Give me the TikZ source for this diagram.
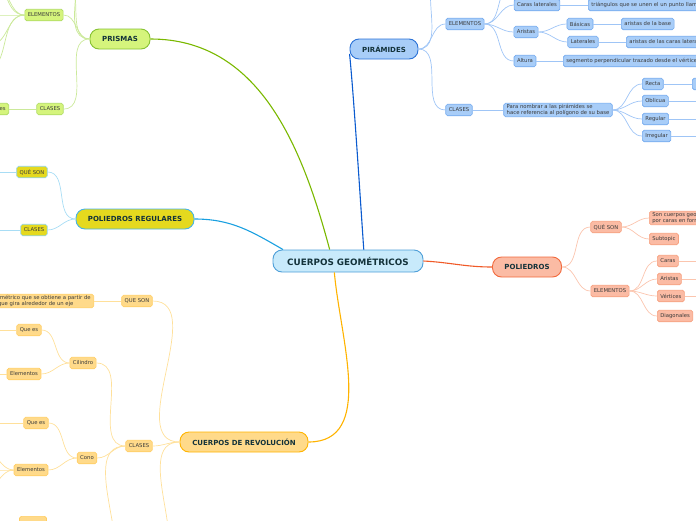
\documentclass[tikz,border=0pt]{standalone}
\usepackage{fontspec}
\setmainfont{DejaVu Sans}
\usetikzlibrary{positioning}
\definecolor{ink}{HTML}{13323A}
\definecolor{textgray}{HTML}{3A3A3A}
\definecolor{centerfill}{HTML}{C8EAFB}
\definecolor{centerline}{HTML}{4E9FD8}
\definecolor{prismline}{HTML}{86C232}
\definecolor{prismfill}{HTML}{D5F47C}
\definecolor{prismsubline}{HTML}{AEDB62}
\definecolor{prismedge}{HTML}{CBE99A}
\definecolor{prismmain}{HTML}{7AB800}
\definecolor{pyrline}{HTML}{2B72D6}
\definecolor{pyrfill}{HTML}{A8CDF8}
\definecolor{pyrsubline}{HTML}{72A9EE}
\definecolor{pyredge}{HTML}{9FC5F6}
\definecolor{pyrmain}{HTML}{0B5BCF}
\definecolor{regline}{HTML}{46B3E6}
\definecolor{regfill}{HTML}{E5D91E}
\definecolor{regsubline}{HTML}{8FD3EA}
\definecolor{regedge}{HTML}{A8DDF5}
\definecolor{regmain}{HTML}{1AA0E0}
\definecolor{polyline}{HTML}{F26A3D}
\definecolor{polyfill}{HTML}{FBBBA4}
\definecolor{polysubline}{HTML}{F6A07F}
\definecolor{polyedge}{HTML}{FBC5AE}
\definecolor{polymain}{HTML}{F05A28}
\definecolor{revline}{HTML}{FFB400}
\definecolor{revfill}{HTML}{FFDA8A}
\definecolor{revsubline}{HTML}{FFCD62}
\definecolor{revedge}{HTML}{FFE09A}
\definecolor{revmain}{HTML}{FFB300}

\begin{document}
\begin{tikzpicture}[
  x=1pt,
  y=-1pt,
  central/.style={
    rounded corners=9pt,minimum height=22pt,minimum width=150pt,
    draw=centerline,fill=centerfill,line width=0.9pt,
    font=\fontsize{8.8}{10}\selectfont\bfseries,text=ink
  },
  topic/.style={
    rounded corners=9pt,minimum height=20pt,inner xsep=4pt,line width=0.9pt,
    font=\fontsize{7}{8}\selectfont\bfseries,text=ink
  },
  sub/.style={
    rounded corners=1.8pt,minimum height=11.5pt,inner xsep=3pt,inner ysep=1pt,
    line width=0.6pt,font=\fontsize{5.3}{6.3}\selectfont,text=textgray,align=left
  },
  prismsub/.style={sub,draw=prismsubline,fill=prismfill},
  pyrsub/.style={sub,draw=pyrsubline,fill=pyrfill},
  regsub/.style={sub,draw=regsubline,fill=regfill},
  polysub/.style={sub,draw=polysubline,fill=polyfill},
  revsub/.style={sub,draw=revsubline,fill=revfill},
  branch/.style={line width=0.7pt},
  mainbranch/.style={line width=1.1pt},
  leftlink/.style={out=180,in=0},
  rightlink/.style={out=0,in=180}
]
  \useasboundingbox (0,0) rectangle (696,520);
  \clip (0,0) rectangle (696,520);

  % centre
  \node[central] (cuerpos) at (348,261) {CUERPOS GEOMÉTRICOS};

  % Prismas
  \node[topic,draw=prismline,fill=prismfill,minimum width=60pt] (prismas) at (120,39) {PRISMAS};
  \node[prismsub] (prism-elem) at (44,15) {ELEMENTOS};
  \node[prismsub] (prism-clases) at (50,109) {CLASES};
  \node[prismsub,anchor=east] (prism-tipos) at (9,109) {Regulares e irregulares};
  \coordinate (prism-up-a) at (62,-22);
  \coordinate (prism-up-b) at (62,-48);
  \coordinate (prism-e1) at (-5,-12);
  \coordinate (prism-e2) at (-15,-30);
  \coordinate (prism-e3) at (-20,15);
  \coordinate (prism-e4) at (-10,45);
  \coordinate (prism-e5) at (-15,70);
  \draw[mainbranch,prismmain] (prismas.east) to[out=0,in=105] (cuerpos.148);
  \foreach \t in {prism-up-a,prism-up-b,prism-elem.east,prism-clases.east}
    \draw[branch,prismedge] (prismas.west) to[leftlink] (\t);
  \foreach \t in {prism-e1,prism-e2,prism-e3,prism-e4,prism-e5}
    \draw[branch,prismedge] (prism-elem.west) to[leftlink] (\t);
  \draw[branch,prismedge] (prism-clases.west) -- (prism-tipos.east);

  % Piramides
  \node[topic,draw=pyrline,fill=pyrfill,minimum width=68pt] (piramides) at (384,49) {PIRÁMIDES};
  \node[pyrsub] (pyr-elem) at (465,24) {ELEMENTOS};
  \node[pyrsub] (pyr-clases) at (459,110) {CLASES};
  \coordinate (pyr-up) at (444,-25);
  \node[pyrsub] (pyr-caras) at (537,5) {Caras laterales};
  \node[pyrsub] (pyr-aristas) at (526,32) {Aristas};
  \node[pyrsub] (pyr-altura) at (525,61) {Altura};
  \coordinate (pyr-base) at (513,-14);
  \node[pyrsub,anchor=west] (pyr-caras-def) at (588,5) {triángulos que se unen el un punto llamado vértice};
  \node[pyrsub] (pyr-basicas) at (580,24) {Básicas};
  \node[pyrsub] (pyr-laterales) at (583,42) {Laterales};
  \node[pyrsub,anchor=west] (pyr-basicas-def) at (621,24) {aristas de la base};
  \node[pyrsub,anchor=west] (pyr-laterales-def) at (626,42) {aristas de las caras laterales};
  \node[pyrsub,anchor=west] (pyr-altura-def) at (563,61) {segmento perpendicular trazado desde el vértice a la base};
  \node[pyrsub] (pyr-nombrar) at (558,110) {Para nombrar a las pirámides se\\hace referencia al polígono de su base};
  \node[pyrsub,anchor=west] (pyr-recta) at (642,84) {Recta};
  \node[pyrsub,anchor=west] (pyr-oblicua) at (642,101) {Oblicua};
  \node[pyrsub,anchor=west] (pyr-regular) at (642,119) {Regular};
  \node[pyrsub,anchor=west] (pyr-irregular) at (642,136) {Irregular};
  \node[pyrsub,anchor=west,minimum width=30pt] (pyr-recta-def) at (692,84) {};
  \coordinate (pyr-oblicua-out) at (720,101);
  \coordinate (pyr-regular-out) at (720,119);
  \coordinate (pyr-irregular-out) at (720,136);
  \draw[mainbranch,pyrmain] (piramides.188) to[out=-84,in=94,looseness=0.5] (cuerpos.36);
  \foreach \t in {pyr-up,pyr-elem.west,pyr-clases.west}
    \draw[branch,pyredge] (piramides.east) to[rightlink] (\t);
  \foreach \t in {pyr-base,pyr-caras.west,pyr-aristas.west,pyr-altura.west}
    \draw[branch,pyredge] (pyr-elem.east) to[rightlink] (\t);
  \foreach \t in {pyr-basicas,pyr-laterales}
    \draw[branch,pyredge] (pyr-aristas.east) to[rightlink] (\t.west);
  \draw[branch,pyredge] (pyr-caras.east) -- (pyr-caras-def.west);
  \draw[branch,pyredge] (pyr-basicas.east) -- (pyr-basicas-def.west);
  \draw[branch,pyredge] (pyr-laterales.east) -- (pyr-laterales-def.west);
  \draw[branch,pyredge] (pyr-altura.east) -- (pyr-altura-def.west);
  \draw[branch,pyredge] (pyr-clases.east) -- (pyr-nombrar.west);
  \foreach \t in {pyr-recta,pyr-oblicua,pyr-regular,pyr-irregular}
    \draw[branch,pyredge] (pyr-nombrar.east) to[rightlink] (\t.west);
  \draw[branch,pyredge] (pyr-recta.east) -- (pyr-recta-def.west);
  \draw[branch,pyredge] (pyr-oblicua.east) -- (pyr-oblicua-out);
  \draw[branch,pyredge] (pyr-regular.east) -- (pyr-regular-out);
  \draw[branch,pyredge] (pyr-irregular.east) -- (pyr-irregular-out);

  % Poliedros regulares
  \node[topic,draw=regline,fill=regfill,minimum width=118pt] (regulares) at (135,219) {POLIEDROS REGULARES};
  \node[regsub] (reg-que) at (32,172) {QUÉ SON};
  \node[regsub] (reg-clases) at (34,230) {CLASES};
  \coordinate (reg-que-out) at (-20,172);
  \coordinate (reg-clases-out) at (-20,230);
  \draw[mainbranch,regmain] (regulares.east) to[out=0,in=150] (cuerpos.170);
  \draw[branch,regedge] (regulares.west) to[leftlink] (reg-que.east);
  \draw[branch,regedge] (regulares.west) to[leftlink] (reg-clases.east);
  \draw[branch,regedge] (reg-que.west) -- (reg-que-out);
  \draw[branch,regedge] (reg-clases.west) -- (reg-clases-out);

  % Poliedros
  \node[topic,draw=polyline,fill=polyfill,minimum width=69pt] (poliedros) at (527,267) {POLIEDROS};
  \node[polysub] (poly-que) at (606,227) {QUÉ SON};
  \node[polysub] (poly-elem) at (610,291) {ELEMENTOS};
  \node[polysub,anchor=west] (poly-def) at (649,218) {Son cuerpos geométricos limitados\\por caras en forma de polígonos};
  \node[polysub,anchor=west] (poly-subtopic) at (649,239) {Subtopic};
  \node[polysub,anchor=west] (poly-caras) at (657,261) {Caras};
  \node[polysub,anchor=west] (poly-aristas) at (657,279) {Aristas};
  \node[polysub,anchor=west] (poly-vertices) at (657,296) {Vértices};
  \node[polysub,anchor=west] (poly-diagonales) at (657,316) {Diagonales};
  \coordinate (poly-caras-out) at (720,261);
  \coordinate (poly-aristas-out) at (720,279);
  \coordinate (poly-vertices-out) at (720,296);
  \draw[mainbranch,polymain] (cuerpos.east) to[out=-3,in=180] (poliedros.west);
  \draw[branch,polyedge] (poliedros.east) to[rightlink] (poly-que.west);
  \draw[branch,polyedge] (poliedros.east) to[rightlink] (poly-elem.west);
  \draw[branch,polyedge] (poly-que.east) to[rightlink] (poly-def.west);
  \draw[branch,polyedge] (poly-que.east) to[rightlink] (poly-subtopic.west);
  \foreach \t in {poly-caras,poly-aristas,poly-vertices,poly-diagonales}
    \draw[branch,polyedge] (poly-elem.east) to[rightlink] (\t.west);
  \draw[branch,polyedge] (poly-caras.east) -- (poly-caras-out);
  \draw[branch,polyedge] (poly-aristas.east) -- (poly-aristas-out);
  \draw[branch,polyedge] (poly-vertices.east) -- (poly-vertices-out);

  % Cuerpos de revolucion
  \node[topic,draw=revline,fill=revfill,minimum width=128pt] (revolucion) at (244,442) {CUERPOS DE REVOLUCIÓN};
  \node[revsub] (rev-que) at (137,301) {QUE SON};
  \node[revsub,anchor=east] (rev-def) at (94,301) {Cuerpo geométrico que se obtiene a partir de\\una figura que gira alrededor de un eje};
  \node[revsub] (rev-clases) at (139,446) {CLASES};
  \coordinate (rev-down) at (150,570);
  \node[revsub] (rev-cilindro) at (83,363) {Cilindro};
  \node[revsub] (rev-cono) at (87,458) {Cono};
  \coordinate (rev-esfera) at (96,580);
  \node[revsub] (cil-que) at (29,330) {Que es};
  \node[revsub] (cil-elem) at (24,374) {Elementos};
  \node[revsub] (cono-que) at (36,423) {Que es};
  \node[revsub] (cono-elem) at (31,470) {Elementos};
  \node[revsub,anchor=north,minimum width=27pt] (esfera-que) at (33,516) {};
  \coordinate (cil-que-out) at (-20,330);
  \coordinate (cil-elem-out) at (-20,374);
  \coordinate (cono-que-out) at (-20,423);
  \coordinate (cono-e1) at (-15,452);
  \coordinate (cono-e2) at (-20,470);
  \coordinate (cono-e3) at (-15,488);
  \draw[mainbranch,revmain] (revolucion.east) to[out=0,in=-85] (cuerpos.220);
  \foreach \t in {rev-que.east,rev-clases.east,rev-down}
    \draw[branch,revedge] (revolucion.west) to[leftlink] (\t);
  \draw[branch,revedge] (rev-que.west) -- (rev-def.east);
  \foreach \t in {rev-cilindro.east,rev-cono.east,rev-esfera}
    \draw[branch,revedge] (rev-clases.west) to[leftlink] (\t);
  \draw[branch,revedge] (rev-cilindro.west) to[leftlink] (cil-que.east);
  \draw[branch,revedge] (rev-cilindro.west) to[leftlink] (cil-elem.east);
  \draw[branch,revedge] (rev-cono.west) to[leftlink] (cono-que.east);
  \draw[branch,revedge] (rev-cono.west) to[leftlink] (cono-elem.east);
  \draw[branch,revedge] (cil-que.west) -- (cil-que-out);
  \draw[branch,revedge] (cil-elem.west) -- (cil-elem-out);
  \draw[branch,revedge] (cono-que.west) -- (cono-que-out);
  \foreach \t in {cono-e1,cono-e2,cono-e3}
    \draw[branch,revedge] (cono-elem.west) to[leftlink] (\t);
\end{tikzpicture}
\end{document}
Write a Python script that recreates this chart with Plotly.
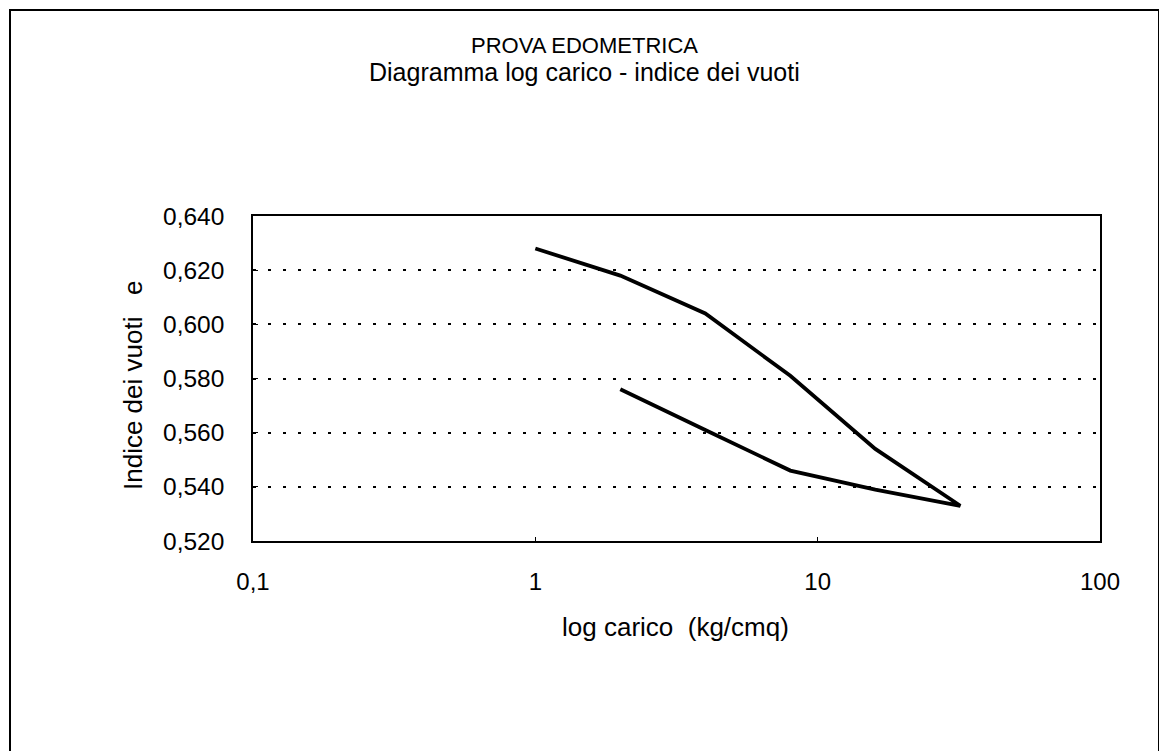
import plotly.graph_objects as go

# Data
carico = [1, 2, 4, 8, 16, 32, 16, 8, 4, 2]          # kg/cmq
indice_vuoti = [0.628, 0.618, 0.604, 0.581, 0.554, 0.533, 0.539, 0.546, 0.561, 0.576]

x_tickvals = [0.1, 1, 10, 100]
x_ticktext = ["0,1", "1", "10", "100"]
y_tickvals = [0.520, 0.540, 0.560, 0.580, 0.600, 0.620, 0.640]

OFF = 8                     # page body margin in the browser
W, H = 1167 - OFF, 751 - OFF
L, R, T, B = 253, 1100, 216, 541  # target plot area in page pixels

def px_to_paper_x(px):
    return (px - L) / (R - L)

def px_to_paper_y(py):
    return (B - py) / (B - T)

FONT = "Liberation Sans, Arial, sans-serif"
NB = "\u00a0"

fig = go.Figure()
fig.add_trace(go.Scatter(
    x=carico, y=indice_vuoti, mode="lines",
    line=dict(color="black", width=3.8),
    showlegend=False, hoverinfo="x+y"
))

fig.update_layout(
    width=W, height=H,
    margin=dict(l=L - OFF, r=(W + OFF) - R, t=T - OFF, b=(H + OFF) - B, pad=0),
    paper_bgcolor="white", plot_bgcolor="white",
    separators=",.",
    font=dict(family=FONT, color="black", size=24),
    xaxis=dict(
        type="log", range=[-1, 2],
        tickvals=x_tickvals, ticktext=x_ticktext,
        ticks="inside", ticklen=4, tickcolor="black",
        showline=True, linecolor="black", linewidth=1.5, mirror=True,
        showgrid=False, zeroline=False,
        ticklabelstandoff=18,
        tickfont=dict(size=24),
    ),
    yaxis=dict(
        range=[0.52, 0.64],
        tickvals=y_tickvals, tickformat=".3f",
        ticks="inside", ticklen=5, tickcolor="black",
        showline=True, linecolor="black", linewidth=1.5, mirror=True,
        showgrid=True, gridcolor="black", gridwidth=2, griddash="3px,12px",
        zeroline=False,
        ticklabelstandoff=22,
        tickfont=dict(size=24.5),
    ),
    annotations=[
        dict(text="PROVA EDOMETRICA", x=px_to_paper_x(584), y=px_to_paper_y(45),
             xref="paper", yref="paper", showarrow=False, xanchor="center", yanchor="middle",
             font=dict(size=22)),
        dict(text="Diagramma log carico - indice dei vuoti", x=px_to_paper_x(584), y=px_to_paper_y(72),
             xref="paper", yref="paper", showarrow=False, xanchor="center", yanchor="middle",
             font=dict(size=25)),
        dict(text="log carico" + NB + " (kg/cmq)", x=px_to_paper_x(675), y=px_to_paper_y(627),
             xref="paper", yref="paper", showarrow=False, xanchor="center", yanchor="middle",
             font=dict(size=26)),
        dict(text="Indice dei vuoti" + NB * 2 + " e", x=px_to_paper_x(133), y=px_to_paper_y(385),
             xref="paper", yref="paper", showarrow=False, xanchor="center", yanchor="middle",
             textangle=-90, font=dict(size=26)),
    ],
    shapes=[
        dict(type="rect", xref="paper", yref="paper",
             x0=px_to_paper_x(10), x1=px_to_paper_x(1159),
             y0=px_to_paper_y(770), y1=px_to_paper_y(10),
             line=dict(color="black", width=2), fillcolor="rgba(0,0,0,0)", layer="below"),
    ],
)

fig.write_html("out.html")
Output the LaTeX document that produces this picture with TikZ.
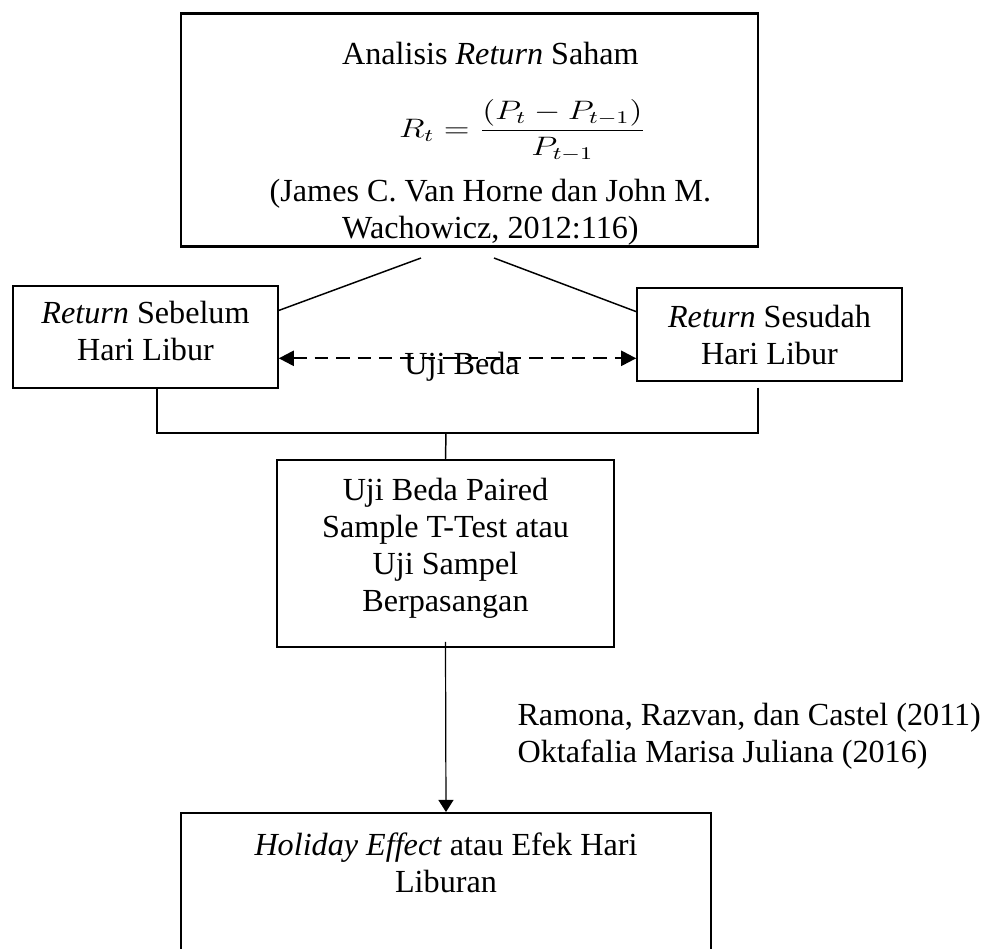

WHAT IS ASKED.
Search the data for the word "chart" and copy each line where it appears.

EXERCISE RESULT.
Write a Python script that recreates this chart with Plotly.

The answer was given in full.